Thursday, February 3, 2011

Watch Your Step in "Animal Kingdom"

There are many films about young men who become criminals or delinquents thanks to the bad influence of unscrupulous relatives, but I don't think there have been any quite like "Animal Kingdom," an Australian crime film about a tight-knit family of career criminals. Our teenage hero is Joshua Cody, nicknamed J (James Frecheville), who moves in with his grandmother, Janine (Jacki Weaver), after his mother does of an overdose. J is quiet and keeps to himself, showing no interest in the dealings of his uncles, Craig (Sullivan Stapleton), Darren (Luke Ford), and Pope (Ben Mendelsohn), and their pal Baz (Joel Edgerton). Instead, he prefers spending his time with his girlfriend Nicky (Laura Wheelwright), and does his best to distance himself from his home life. However, all Cody brothers either live with Janine or are at the house constantly, making it difficult for J to avoid being present at the wrong times. Eventually a job goes wrong and the police start to take an interest, led by Officer Leckie (Guy Pearce). Suddenly J may know too much, and his loyalties are called into question.

A key element that makes "Animal Kingdom" distinctive from so many other similar crime stories is its suburban setting. The Cody brothers are not ghetto dwellers or suit-wearing sophisticates. They plan their jobs in living rooms and bedrooms, often with their mother or their girlfriends in close proximity. This does not mean that their crimes are more innocuous. The film depicts several acts of violence, heightened by the fact that they take place in backyards or familiar neighborhood streets. The most intense and upsetting one plays out on Janine's living room couch. Likewise, the characters behave like normal, everyday people. All the various relationships within a criminal hierarchy we usually see in mobster films like "The Godfather," are condensed into the simplest family dynamics. How the Cody brothers relate to each other, and how their mother figures into their operation is vital to understanding their actions and motivations.

I wish I'd seen the film before knowing that Jacki Weaver's performance was getting accolades left and right, including a Best Supporting Actress Oscar nomination. She maintains a wonderful, warm presence as a loving mother and grandmother for so much of the film, with all these little domestic mannerisms that totally put the viewer off guard. And then her dark side emerges, without warning, and it's absolutely terrifying. Her performance is only one of several excellent ones in the film. Ben Mendelsohn as Pope, the most dangerous and unstable of the brothers, manages to be a real menace and a pathetic figure at the same time. And then there's James Frecheville, who will be one to watch in the future. He keeps J such a stoic presence, but not so much that you can't sense the conflicted emotions and adolescent frustrations below the surface.

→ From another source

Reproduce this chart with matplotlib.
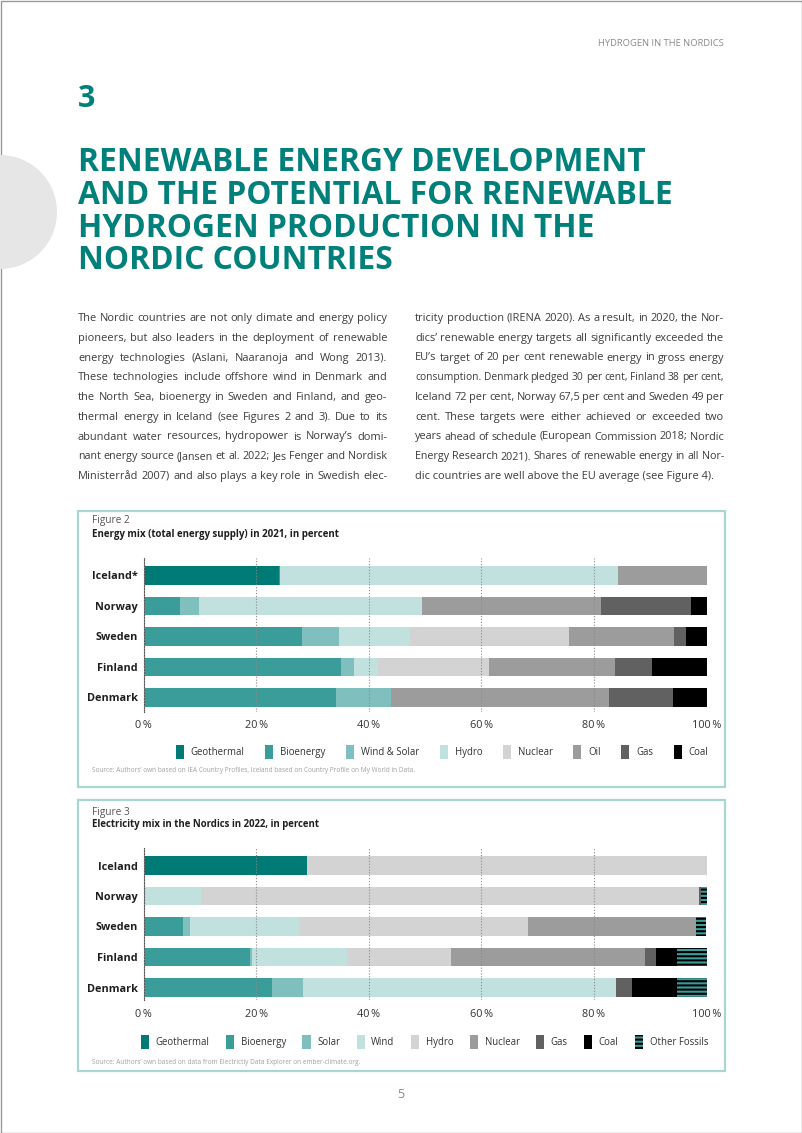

In the wrong hands, this story could have been maudlin or overly bleak, but there's a good balance to "Animal Kingdom," particularly in the way that it uses J as an observer. His dialogue is sparse in the early going, and his relatives have such big personalities that the audience may forget, as the Codys sometimes do, that J is there with them in the scene. There are some instances where he provides narration of his inner thoughts, but these are brief and mostly disappear after the initial introductions to the characters. This means that while J is certainly the protagonist and always has our sympathies, the audience isn't privy to what he's thinking most of the time, and his actions can be unpredictable. The POV will also switch among the various members of the family, giving us different, revealing views of each character. Some of J's most interesting character development happens when he isn't onscreen, through his uncles or Janine by proxy.

The film's weakness, perhaps, is that the narrative ends up a little scattered, and some of the characters get lost in the shuffle. I got tripped up by the Australian accents here and there, but I was left far more disoriented by abrupt cuts and some rushed events. Nicky's family appears a few times and would seem to be important to later events in the film, but they curiously disappear. I liked the ending scenes, but the sequence immediately leading up to it feels slightly incomplete, like several important details were forgotten or left out. Too little exposition is always better than too much, but this was one of those cases where we could have used a little more.

But these are small complaints about one of the better coming-of-age crime stories I've seen in a while. Jacki Weaver's got my vote on Oscar night, and I'm glad her nomination means more people will be seeking out this film.